The existence of the secret protocol is not in dispute. But in his essay, Putin cast the treaty as a necessary defensive measure, a moral equivalent to the 1938 Munich Agreement between the UK, Germany, France and Italy that ceded Czechoslovakia's Sudetenland to Hitler's Germany. The agreement is now seen as a classic appeasement of an unrelenting expansionist power.
British Prime Minister Neville Chamberlain famously described the Munich Agreement -- which Putin refers to as the "Munich Betrayal" -- as "peace for our time." But the agreement failed, and Putin argues that Stalin was left with no other option than to strike its own deal with Germany.
"In these circumstances, the Soviet Union signed the Non-Aggression Pact with Germany," he writes. "It was practically the last among the European countries to do so."
That doesn't mean Putin whitewashes the legacy of Stalin, whose mass arrests and purges claimed the lives of millions of Soviet citizens. "Stalin and his entourage, indeed, deserve many legitimate accusations," Putin writes. "We remember the crimes committed by the regime against its own people and the horror of mass repressions."
However, he says, the pact was strategically appropriate. "In other words, there are many things the Soviet leaders can be reproached for, but poor understanding of the nature of external threats is not one of them.

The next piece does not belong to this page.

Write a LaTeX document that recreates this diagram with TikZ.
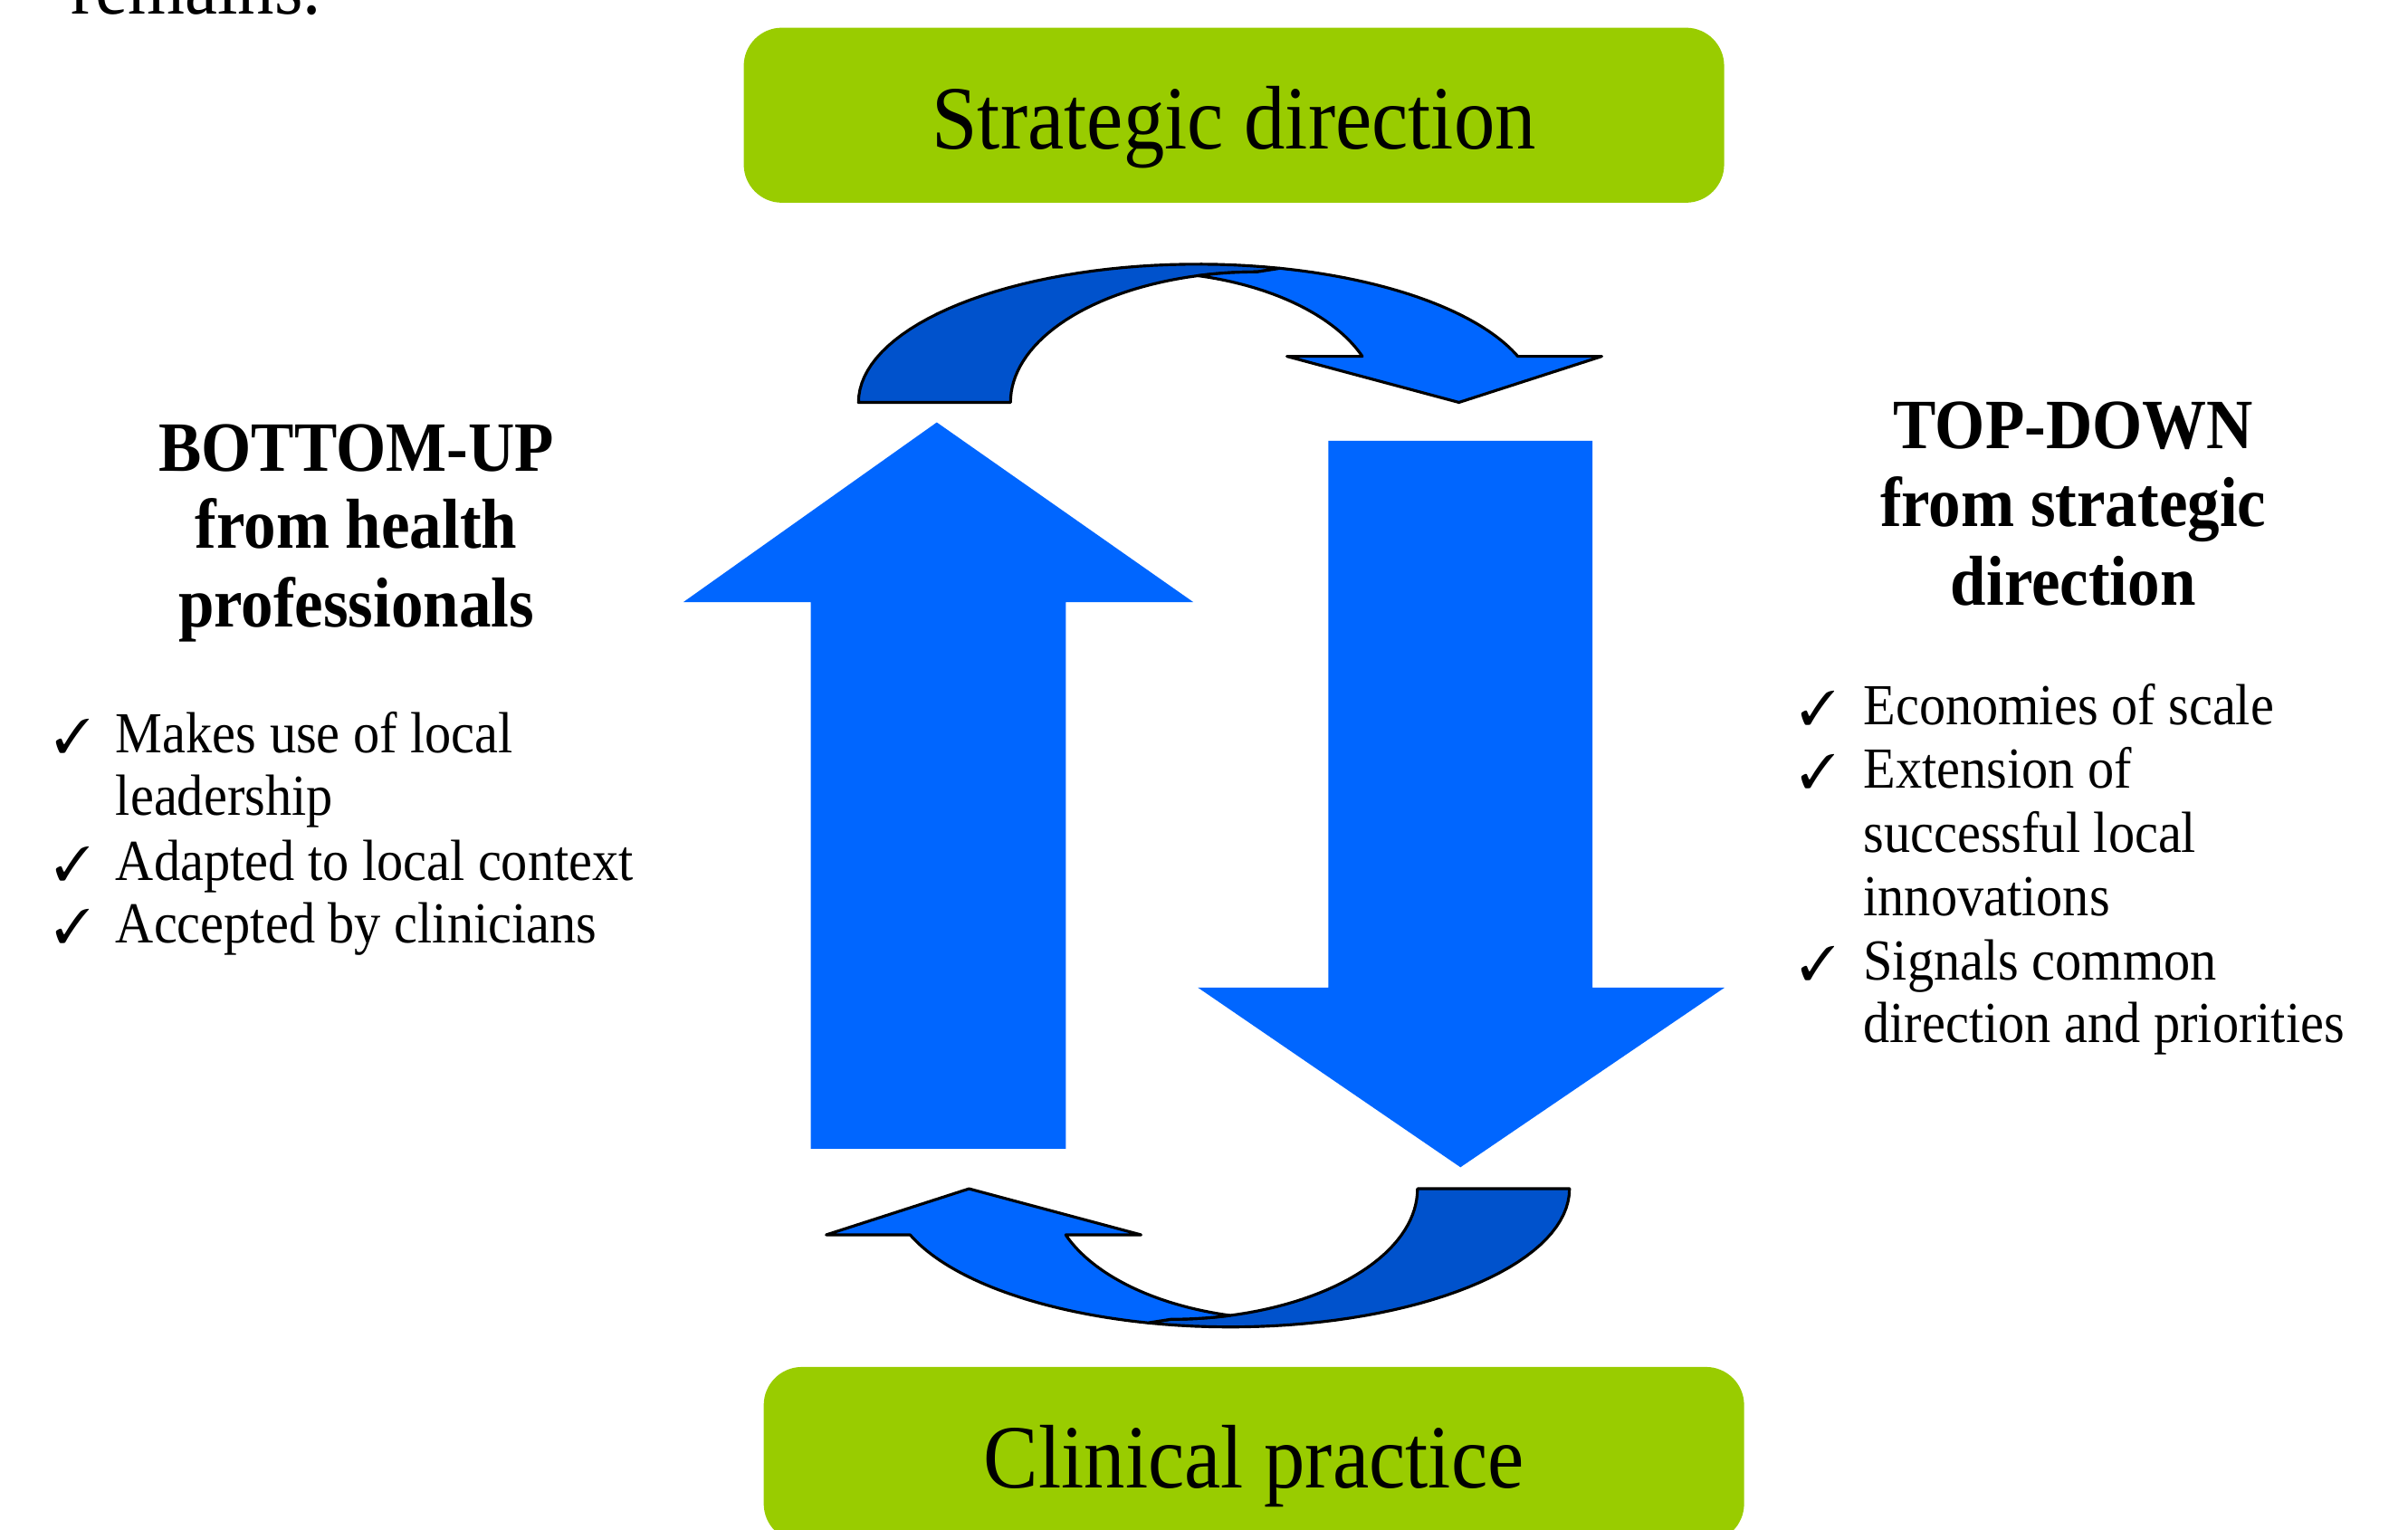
\documentclass[tikz,border=0pt]{standalone}
\usepackage{fontspec}
\setmainfont{Liberation Serif}
\usepackage{pifont}
\usepackage{graphicx}
\definecolor{boxgreen}{RGB}{153,204,0}
\definecolor{arrowblue}{RGB}{0,102,255}
\definecolor{darkblue}{RGB}{0,82,204}
\newcommand{\vst}[1]{\scalebox{1}[1.1]{#1}}
\tikzset{
  box/.style={fill=boxgreen, rounded corners=12pt, minimum width=308.2pt, minimum height=55pt,
    inner sep=0pt, text height=26pt, text depth=5pt, font=\fontsize{25.8}{30}\selectfont},
  hdr/.style={anchor=base, inner sep=0pt, font=\fontsize{20.2}{24}\selectfont\bfseries},
  item/.style={anchor=base west, inner sep=0pt, font=\fontsize{16.6}{20}\selectfont},
  tick/.style={anchor=base west, inner sep=0pt, font=\fontsize{15}{18}\selectfont},
  bigarrow/.style={fill=arrowblue},
  bandlight/.style={fill=arrowblue, draw=black, line width=0.9pt, line join=round},
  banddark/.style={fill=darkblue, draw=black, line width=0.9pt, line join=round},
}
\newcommand{\curvedarrowshape}{%
  \draw[banddark] plot[domain=180:76, samples=40] ({780+221*cos(\x)},{262-90*sin(\x)})
    -- (818.6,177)
    -- plot[domain=90:180, samples=40] ({818.6+160.6*cos(\x)},{262-85*sin(\x)}) -- cycle;
  \draw[bandlight] (780,179.5)
    -- plot[domain=103.92:90, samples=8] ({818.6+160.6*cos(\x)},{262-85*sin(\x)})
    -- plot[domain=76:19.47, samples=40] ({780+221*cos(\x)},{262-90*sin(\x)})
    -- (1043,232) -- (950,262) -- (838,232)
    -- plot[domain=20.67:76.08, samples=40] ({743+154*cos(\x)},{262-85*sin(\x)}) -- cycle;
}
\begin{document}
\begin{tikzpicture}[x=0.016964cm, y=-0.016964cm]
  \path[use as bounding box, clip] (0,0) rectangle (1568,996);

  % partial text at top left
  \node[anchor=base west, inner sep=0pt, font=\fontsize{23}{27}\selectfont] (rem) at (46,9) {\vst{remains.}};

  % boxes
  \node[box] (sd) at (803.5,75) {\vst{Strategic direction}};
  \node[box] (cp) at (816.5,947) {\vst{Clinical practice}};

  % big arrows
  \fill[bigarrow] (610,275) -- (777,392) -- (694,392) -- (694,748) -- (528,748) -- (528,392) -- (445,392) -- cycle;
  \fill[bigarrow] (865,287) -- (1037,287) -- (1037,643) -- (1123,643) -- (951,760) -- (780,643) -- (865,643) -- cycle;

  % curved arrows
  \begin{scope}
    \curvedarrowshape
  \end{scope}
  \begin{scope}[rotate around={180:(790.5,518)}]
    \curvedarrowshape
  \end{scope}

  % left text
  \node[hdr] (bu1) at (232,307) {\vst{BOTTOM-UP}};
  \node[hdr] (bu2) at (232,357) {\vst{from health}};
  \node[hdr] (bu3) at (232,408) {\vst{professionals}};
  \node[tick] (lt1) at (35,490) {\ding{51}};
  \node[item] (li1) at (75,490) {\vst{Makes use of local}};
  \node[item] (li1b) at (75,531) {\vst{leadership}};
  \node[tick] (lt2) at (35,573) {\ding{51}};
  \node[item] (li2) at (75,573) {\vst{Adapted to local context}};
  \node[tick] (lt3) at (35,614) {\ding{51}};
  \node[item] (li3) at (75,614) {\vst{Accepted by clinicians}};

  % right text
  \node[hdr] (td1) at (1350,292) {\vst{TOP-DOWN}};
  \node[hdr] (td2) at (1350,343) {\vst{from strategic}};
  \node[hdr] (td3) at (1350,394) {\vst{direction}};
  \node[tick] (rt1) at (1172,472) {\ding{51}};
  \node[item] (ri1) at (1213,472) {\vst{Economies of scale}};
  \node[tick] (rt2) at (1172,513) {\ding{51}};
  \node[item] (ri2) at (1213,513) {\vst{Extension of}};
  \node[item] (ri2b) at (1213,555) {\vst{successful local}};
  \node[item] (ri2c) at (1213,596) {\vst{innovations}};
  \node[tick] (rt3) at (1172,638) {\ding{51}};
  \node[item] (ri3) at (1213,638) {\vst{Signals common}};
  \node[item] (ri3b) at (1213,679) {\vst{direction and priorities}};
\end{tikzpicture}
\end{document}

They saw how attempts were made to leave the Soviet Union alone to deal with Germany and its allies. Bearing in mind this real threat, they sought to buy precious time needed to strengthen the country's defenses."

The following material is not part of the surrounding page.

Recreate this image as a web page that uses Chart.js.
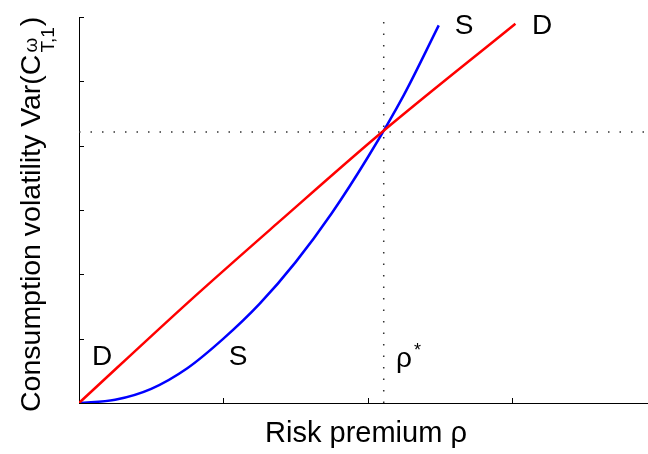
<!DOCTYPE html>
<html>
<head>
<meta charset="utf-8">
<script src="https://cdn.jsdelivr.net/npm/chart.js@4/dist/chart.umd.min.js"></script>
<style>
	html, body { margin: 0; padding: 0; background: #fff; }
	#chart { display: block; }
</style>
</head>
<body>
<canvas id="chart" width="648" height="454"></canvas>
<script>
// curve D (demand)
const demandX = [0, 0.773, 1.384, 2.099, 3.022];
const demandY = [0, 1.60, 2.815, 4.213, 5.896];

// curve S (supply)
const supplyX = [0, 0.25, 0.5, 0.75, 1.0, 1.25, 1.5, 1.75, 2.0, 2.25, 2.491];
const supplyY = [0, 0.05, 0.22, 0.54, 1.0, 1.54, 2.19, 2.95, 3.82, 4.79, 5.87];

// equilibrium guides
const rhoStar = 2.11;
const varStar = 4.213;
const vGuideTop = 5.95;

const xTicks = [1, 2, 3];
const yTicks = [1, 2, 3, 4, 5, 6];

const xMax = 3.94;
const yMax = 6;

const FONT = '"Liberation Sans", Arial, Helvetica, sans-serif';

function toPoints(xs, ys) {
	return xs.map((x, i) => ({ x, y: ys[i] }));
}

const decorPlugin = {
	id: 'decor',
	afterDraw(chart) {
		const ctx = chart.ctx;
		const xs = chart.scales.x;
		const ys = chart.scales.y;
		const area = chart.chartArea;

		// inward tick marks
		ctx.save();
		ctx.strokeStyle = '#000';
		ctx.lineWidth = 1;
		ctx.beginPath();
		xTicks.forEach((t) => {
			const px = Math.round(xs.getPixelForValue(t)) + 0.5;
			ctx.moveTo(px, area.bottom);
			ctx.lineTo(px, area.bottom - 5);
		});
		yTicks.forEach((t) => {
			const py = Math.round(ys.getPixelForValue(t)) + 0.5;
			ctx.moveTo(area.left, py);
			ctx.lineTo(area.left + 5, py);
		});
		ctx.stroke();

		// curve labels
		ctx.fillStyle = '#000';
		ctx.font = `28px ${FONT}`;
		ctx.textAlign = 'center';
		ctx.textBaseline = 'alphabetic';
		ctx.fillText('S', 464, 34);
		ctx.fillText('D', 542, 34);
		ctx.fillText('D', 102, 365);
		ctx.fillText('S', 238, 365);

		// rho star
		ctx.textAlign = 'left';
		ctx.fillText('ρ', 396, 367);
		ctx.font = `18px ${FONT}`;
		ctx.fillText('*', 414, 356);

		// x title
		ctx.font = `29px ${FONT}`;
		ctx.textAlign = 'center';
		ctx.fillText('Risk premium ρ', 366, 442);

		// y title, rotated
		ctx.translate(40, 412);
		ctx.rotate(-Math.PI / 2);
		ctx.textAlign = 'left';
		ctx.font = `28.5px ${FONT}`;
		const main = 'Consumption volatility Var(C';
		ctx.fillText(main, 0, 0);
		const w = ctx.measureText(main).width;
		ctx.font = `19px ${FONT}`;
		ctx.fillText('ω', w + 2, -3);
		ctx.fillText('T,1', w + 2, 14);
		const wSup = Math.max(ctx.measureText('ω').width, ctx.measureText('T,1').width);
		ctx.font = `28.5px ${FONT}`;
		ctx.fillText(')', w + 3 + wSup, 0);
		ctx.restore();
	}
};

new Chart(document.getElementById('chart'), {
	type: 'line',
	data: {
		datasets: [
			{
				label: 'D',
				data: toPoints(demandX, demandY),
				borderColor: '#ff0000',
				borderWidth: 2.5,
				pointRadius: 0,
				cubicInterpolationMode: 'monotone',
				order: 0
			},
			{
				label: 'S',
				data: toPoints(supplyX, supplyY),
				borderColor: '#0000ff',
				borderWidth: 2.5,
				pointRadius: 0,
				cubicInterpolationMode: 'monotone',
				order: 1
			},
			{
				label: 'rho*',
				data: [{ x: rhoStar, y: 0 }, { x: rhoStar, y: vGuideTop }],
				borderColor: '#333',
				borderWidth: 1.5,
				borderDash: [1.5, 10],
				pointRadius: 0,
				order: 2
			},
			{
				label: 'var*',
				data: [{ x: 0, y: varStar }, { x: xMax, y: varStar }],
				borderColor: '#333',
				borderWidth: 1.5,
				borderDash: [1.5, 10],
				pointRadius: 0,
				order: 3
			}
		]
	},
	options: {
		responsive: false,
		animation: false,
		devicePixelRatio: 1,
		layout: { padding: { top: 17, right: 0, left: 0, bottom: 0 } },
		plugins: {
			legend: { display: false },
			tooltip: { enabled: false }
		},
		scales: {
			x: {
				type: 'linear',
				min: 0,
				max: xMax,
				ticks: { display: false },
				grid: { display: false },
				border: { display: true, color: '#000', width: 1 },
				afterFit(scale) { scale.height = 51; }
			},
			y: {
				type: 'linear',
				min: 0,
				max: yMax,
				ticks: { display: false },
				grid: { display: false },
				border: { display: true, color: '#000', width: 1 },
				afterFit(scale) { scale.width = 79; }
			}
		}
	},
	plugins: [decorPlugin]
});
</script>
</body>
</html>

His reading of history is likely to spark outrage in Poland and the Baltic states, which are now members of the European Union as well as members of the North Atlantic Treaty Organization. For all of those countries, Moscow's annexation of Crimea in 2014 and its backing of separatists set a worrisome precedent: If Russia was willing to "intervene" on behalf of ethnic Russians in Crimea by sending its troops, would it do the same in the Baltics?
Hitler scrapped his pact with Stalin in 1941, invading Poland and launching a war that cost the Soviet Union more than 25 million military and civilian lives. Western popular culture has at times overlooked that sacrifice, focusing on events such as the Normandy landings in 1944.
But Putin's essay elevates the Soviet war in Europe to something higher: A crusade to save the world. And in doing so, he suggests that the darker wartime chapters are above criticism -- and by extension, so is Putin's Russia today.